Simpler intuitive non-math explanation (I hope) ...
Those diagrams of shift register implementations are exactly the same, i.e. one of them is "wrong" (not what you were trying to demonstrate, but I understand what your intention was).
Consider only diagram (B) for the following, but either will work for this.
[This would be a easier to understand using CRC-8: C(x) = x^8 + x^2 + x^1 + x^0]
The LFSR is 5 bits long, and the message is 8 bits long, so it will take 8 shifts to get the message completely shifted-in. The last 3 bits of the message don't cause feedback until they are shifted-out, so an additional 5 zero bits have to be shifted-in to cause feedback. Voila, 13 shifts!
To answer why in one algorithm's case more shifts are needed, the difference is the initial LFSR value used!
More Shifts Algorithm (as above)
Set the initial LFSR value (say to 0, but it doesn't matter). The message is then shifted-in and it will have to be followed by 5 extra zero bits to get feedback on all the message bits.
Less Shifts Algorithm
Set the initial LFSR value to be XORed with 5 bits of the message, then the step of shifting-in the message is already (mostly) complete, effectively 5 shifts already done!
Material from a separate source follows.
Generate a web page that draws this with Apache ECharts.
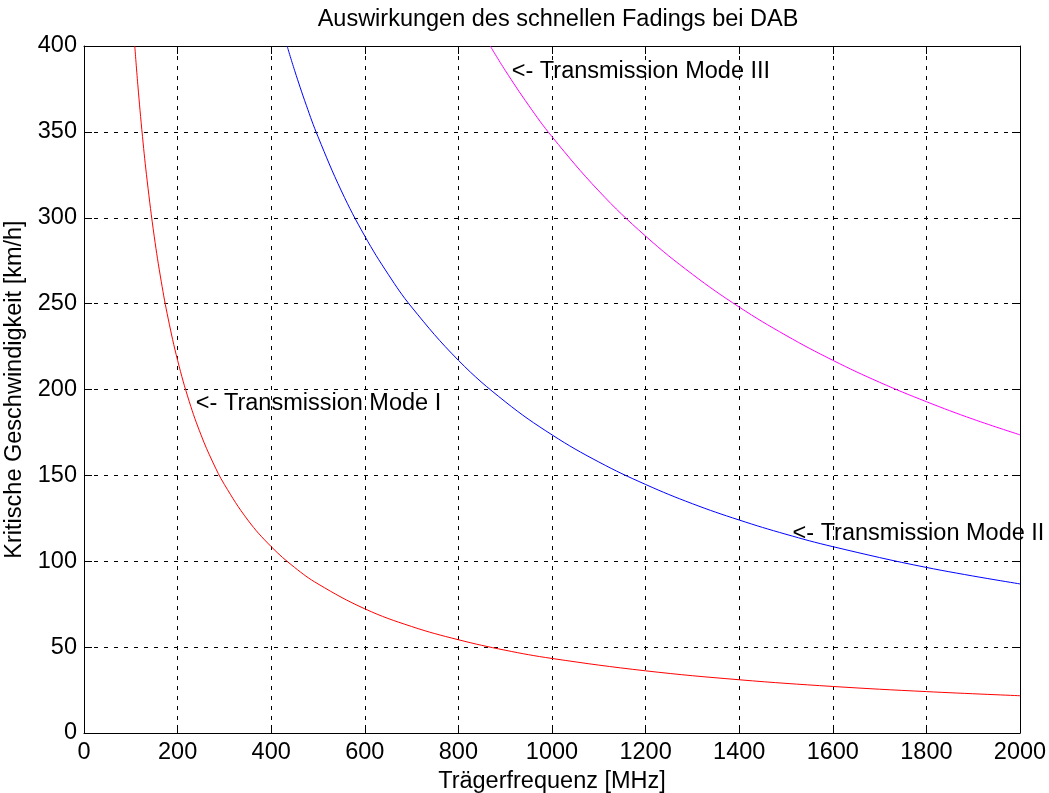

Now shift in the 3 remaining message bits followed by 5 zero bits = 8 shifts!
The message is longer than the LFSR, so 3 zero bits can be appended to the initial LFSR value before being XORed with the message.
Setting the initial LFSR value in this way is doing two things at once: setting the LFSR initial value and effectively shifting-in 5 bits of the message.
In both cases, effectively 13 bits are shifted!